### Aim:
Each line below must be set down exactly; omit any image you find.
•••••
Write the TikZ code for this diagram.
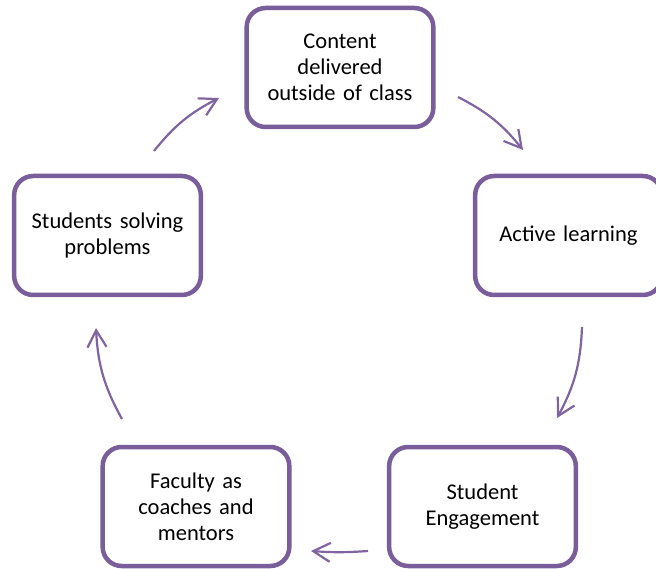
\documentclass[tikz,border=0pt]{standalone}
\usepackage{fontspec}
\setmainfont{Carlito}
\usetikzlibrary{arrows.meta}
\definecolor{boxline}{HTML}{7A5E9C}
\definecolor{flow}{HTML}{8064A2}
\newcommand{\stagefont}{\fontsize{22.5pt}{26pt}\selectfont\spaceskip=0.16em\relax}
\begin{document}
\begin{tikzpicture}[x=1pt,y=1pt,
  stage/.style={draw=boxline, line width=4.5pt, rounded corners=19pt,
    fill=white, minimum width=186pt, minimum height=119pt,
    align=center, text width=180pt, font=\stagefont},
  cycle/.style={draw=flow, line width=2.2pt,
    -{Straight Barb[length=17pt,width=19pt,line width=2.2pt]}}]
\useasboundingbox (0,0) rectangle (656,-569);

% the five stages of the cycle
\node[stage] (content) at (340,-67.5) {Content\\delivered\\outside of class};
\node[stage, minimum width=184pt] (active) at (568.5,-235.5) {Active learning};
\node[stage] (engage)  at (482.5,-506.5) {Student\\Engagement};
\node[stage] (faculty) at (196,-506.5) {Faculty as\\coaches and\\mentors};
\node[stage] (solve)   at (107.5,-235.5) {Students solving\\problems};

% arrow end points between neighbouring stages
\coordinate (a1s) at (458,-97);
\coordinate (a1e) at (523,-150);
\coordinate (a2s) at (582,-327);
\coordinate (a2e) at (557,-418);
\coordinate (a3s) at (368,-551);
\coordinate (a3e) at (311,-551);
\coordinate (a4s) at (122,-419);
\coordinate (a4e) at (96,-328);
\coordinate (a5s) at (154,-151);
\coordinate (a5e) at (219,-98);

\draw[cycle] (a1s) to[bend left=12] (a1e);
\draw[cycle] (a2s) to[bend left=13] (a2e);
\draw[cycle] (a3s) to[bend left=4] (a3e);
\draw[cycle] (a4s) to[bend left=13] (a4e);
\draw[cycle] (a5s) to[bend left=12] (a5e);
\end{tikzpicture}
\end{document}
•••••
### Answer for this exercise:
Write the TikZ code for this diagram.
\documentclass[tikz,border=0pt]{standalone}
\usepackage{fontspec}
\setmainfont{Carlito}
\usetikzlibrary{arrows.meta}
\definecolor{boxline}{HTML}{7A5E9C}
\definecolor{flow}{HTML}{8064A2}
\newcommand{\stagefont}{\fontsize{22.5pt}{26pt}\selectfont\spaceskip=0.16em\relax}
\begin{document}
\begin{tikzpicture}[x=1pt,y=1pt,
  stage/.style={draw=boxline, line width=4.5pt, rounded corners=19pt,
    fill=white, minimum width=186pt, minimum height=119pt,
    align=center, text width=180pt, font=\stagefont},
  cycle/.style={draw=flow, line width=2.2pt,
    -{Straight Barb[length=17pt,width=19pt,line width=2.2pt]}}]
\useasboundingbox (0,0) rectangle (656,-569);

% the five stages of the cycle
\node[stage] (content) at (340,-67.5) {Content\\delivered\\outside of class};
\node[stage, minimum width=184pt] (active) at (568.5,-235.5) {Active learning};
\node[stage] (engage)  at (482.5,-506.5) {Student\\Engagement};
\node[stage] (faculty) at (196,-506.5) {Faculty as\\coaches and\\mentors};
\node[stage] (solve)   at (107.5,-235.5) {Students solving\\problems};

% arrow end points between neighbouring stages
\coordinate (a1s) at (458,-97);
\coordinate (a1e) at (523,-150);
\coordinate (a2s) at (582,-327);
\coordinate (a2e) at (557,-418);
\coordinate (a3s) at (368,-551);
\coordinate (a3e) at (311,-551);
\coordinate (a4s) at (122,-419);
\coordinate (a4e) at (96,-328);
\coordinate (a5s) at (154,-151);
\coordinate (a5e) at (219,-98);

\draw[cycle] (a1s) to[bend left=12] (a1e);
\draw[cycle] (a2s) to[bend left=13] (a2e);
\draw[cycle] (a3s) to[bend left=4] (a3e);
\draw[cycle] (a4s) to[bend left=13] (a4e);
\draw[cycle] (a5s) to[bend left=12] (a5e);
\end{tikzpicture}
\end{document}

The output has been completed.